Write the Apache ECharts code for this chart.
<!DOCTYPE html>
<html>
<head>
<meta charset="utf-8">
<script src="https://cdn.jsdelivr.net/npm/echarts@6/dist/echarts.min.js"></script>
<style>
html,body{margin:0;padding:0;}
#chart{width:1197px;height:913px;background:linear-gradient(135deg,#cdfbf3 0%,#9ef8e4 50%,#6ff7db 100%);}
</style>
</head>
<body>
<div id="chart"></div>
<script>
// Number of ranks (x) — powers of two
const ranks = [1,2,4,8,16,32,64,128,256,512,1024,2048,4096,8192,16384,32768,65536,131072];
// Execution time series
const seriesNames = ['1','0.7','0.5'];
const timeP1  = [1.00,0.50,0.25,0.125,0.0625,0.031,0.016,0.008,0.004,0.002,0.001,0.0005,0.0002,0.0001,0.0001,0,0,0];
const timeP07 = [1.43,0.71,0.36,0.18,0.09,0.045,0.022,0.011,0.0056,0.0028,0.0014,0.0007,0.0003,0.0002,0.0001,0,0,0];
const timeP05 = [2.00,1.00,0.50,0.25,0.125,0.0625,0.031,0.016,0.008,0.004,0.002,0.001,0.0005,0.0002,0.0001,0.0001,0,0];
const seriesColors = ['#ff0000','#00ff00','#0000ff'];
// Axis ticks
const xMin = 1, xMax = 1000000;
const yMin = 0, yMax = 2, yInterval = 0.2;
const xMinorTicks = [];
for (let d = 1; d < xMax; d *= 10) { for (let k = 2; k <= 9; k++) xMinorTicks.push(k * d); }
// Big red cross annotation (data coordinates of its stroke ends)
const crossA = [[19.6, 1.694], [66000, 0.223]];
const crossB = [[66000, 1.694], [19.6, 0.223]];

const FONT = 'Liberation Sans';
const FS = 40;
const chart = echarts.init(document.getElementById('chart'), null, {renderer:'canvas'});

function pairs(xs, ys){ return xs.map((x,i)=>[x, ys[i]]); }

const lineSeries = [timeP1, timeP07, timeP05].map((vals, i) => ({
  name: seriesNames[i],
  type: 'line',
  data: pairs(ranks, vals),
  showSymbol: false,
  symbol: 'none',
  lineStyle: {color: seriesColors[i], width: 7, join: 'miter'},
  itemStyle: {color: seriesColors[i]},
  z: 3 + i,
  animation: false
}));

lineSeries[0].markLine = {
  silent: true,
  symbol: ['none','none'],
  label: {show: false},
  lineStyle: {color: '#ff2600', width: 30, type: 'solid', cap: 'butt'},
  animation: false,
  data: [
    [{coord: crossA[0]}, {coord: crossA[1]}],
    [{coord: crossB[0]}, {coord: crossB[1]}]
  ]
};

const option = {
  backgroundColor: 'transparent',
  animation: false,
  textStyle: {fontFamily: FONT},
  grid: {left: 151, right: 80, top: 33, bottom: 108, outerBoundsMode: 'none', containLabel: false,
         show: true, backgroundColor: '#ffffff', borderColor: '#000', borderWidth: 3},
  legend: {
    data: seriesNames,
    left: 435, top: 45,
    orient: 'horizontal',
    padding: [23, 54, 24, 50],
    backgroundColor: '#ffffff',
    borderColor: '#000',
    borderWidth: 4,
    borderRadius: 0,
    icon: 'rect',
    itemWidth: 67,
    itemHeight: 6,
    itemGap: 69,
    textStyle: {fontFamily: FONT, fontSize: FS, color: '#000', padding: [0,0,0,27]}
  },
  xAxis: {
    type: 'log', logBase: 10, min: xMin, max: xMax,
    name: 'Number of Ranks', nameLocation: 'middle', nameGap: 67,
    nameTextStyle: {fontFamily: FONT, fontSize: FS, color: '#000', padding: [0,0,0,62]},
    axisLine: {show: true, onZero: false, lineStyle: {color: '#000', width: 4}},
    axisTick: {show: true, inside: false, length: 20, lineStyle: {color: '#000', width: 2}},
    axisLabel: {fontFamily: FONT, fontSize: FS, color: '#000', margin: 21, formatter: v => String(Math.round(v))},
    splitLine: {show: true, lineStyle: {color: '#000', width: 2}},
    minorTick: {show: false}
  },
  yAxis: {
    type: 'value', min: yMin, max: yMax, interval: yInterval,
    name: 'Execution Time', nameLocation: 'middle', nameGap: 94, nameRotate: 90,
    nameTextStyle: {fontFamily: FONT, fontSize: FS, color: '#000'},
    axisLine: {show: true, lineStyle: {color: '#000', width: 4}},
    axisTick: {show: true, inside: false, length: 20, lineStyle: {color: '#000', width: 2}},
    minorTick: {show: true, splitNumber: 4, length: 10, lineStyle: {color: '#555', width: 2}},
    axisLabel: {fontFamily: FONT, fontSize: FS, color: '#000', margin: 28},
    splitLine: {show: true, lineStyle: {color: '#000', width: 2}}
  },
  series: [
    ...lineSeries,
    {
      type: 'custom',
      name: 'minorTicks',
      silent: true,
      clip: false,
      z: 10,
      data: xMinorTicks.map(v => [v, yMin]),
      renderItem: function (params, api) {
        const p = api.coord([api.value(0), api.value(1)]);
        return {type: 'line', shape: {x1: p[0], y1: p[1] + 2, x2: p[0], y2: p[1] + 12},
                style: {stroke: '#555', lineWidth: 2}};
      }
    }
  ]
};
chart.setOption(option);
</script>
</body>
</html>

_ _ _ _ _ _ _

> Exercise task: Output the data above exactly, please, line for line.

> Task answer:
Write the Apache ECharts code for this chart.
<!DOCTYPE html>
<html>
<head>
<meta charset="utf-8">
<script src="https://cdn.jsdelivr.net/npm/echarts@6/dist/echarts.min.js"></script>
<style>
html,body{margin:0;padding:0;}
#chart{width:1197px;height:913px;background:linear-gradient(135deg,#cdfbf3 0%,#9ef8e4 50%,#6ff7db 100%);}
</style>
</head>
<body>
<div id="chart"></div>
<script>
// Number of ranks (x) — powers of two
const ranks = [1,2,4,8,16,32,64,128,256,512,1024,2048,4096,8192,16384,32768,65536,131072];
// Execution time series
const seriesNames = ['1','0.7','0.5'];
const timeP1  = [1.00,0.50,0.25,0.125,0.0625,0.031,0.016,0.008,0.004,0.002,0.001,0.0005,0.0002,0.0001,0.0001,0,0,0];
const timeP07 = [1.43,0.71,0.36,0.18,0.09,0.045,0.022,0.011,0.0056,0.0028,0.0014,0.0007,0.0003,0.0002,0.0001,0,0,0];
const timeP05 = [2.00,1.00,0.50,0.25,0.125,0.0625,0.031,0.016,0.008,0.004,0.002,0.001,0.0005,0.0002,0.0001,0.0001,0,0];
const seriesColors = ['#ff0000','#00ff00','#0000ff'];
// Axis ticks
const xMin = 1, xMax = 1000000;
const yMin = 0, yMax = 2, yInterval = 0.2;
const xMinorTicks = [];
for (let d = 1; d < xMax; d *= 10) { for (let k = 2; k <= 9; k++) xMinorTicks.push(k * d); }
// Big red cross annotation (data coordinates of its stroke ends)
const crossA = [[19.6, 1.694], [66000, 0.223]];
const crossB = [[66000, 1.694], [19.6, 0.223]];

const FONT = 'Liberation Sans';
const FS = 40;
const chart = echarts.init(document.getElementById('chart'), null, {renderer:'canvas'});

function pairs(xs, ys){ return xs.map((x,i)=>[x, ys[i]]); }

const lineSeries = [timeP1, timeP07, timeP05].map((vals, i) => ({
  name: seriesNames[i],
  type: 'line',
  data: pairs(ranks, vals),
  showSymbol: false,
  symbol: 'none',
  lineStyle: {color: seriesColors[i], width: 7, join: 'miter'},
  itemStyle: {color: seriesColors[i]},
  z: 3 + i,
  animation: false
}));

lineSeries[0].markLine = {
  silent: true,
  symbol: ['none','none'],
  label: {show: false},
  lineStyle: {color: '#ff2600', width: 30, type: 'solid', cap: 'butt'},
  animation: false,
  data: [
    [{coord: crossA[0]}, {coord: crossA[1]}],
    [{coord: crossB[0]}, {coord: crossB[1]}]
  ]
};

const option = {
  backgroundColor: 'transparent',
  animation: false,
  textStyle: {fontFamily: FONT},
  grid: {left: 151, right: 80, top: 33, bottom: 108, outerBoundsMode: 'none', containLabel: false,
         show: true, backgroundColor: '#ffffff', borderColor: '#000', borderWidth: 3},
  legend: {
    data: seriesNames,
    left: 435, top: 45,
    orient: 'horizontal',
    padding: [23, 54, 24, 50],
    backgroundColor: '#ffffff',
    borderColor: '#000',
    borderWidth: 4,
    borderRadius: 0,
    icon: 'rect',
    itemWidth: 67,
    itemHeight: 6,
    itemGap: 69,
    textStyle: {fontFamily: FONT, fontSize: FS, color: '#000', padding: [0,0,0,27]}
  },
  xAxis: {
    type: 'log', logBase: 10, min: xMin, max: xMax,
    name: 'Number of Ranks', nameLocation: 'middle', nameGap: 67,
    nameTextStyle: {fontFamily: FONT, fontSize: FS, color: '#000', padding: [0,0,0,62]},
    axisLine: {show: true, onZero: false, lineStyle: {color: '#000', width: 4}},
    axisTick: {show: true, inside: false, length: 20, lineStyle: {color: '#000', width: 2}},
    axisLabel: {fontFamily: FONT, fontSize: FS, color: '#000', margin: 21, formatter: v => String(Math.round(v))},
    splitLine: {show: true, lineStyle: {color: '#000', width: 2}},
    minorTick: {show: false}
  },
  yAxis: {
    type: 'value', min: yMin, max: yMax, interval: yInterval,
    name: 'Execution Time', nameLocation: 'middle', nameGap: 94, nameRotate: 90,
    nameTextStyle: {fontFamily: FONT, fontSize: FS, color: '#000'},
    axisLine: {show: true, lineStyle: {color: '#000', width: 4}},
    axisTick: {show: true, inside: false, length: 20, lineStyle: {color: '#000', width: 2}},
    minorTick: {show: true, splitNumber: 4, length: 10, lineStyle: {color: '#555', width: 2}},
    axisLabel: {fontFamily: FONT, fontSize: FS, color: '#000', margin: 28},
    splitLine: {show: true, lineStyle: {color: '#000', width: 2}}
  },
  series: [
    ...lineSeries,
    {
      type: 'custom',
      name: 'minorTicks',
      silent: true,
      clip: false,
      z: 10,
      data: xMinorTicks.map(v => [v, yMin]),
      renderItem: function (params, api) {
        const p = api.coord([api.value(0), api.value(1)]);
        return {type: 'line', shape: {x1: p[0], y1: p[1] + 2, x2: p[0], y2: p[1] + 12},
                style: {stroke: '#555', lineWidth: 2}};
      }
    }
  ]
};
chart.setOption(option);
</script>
</body>
</html>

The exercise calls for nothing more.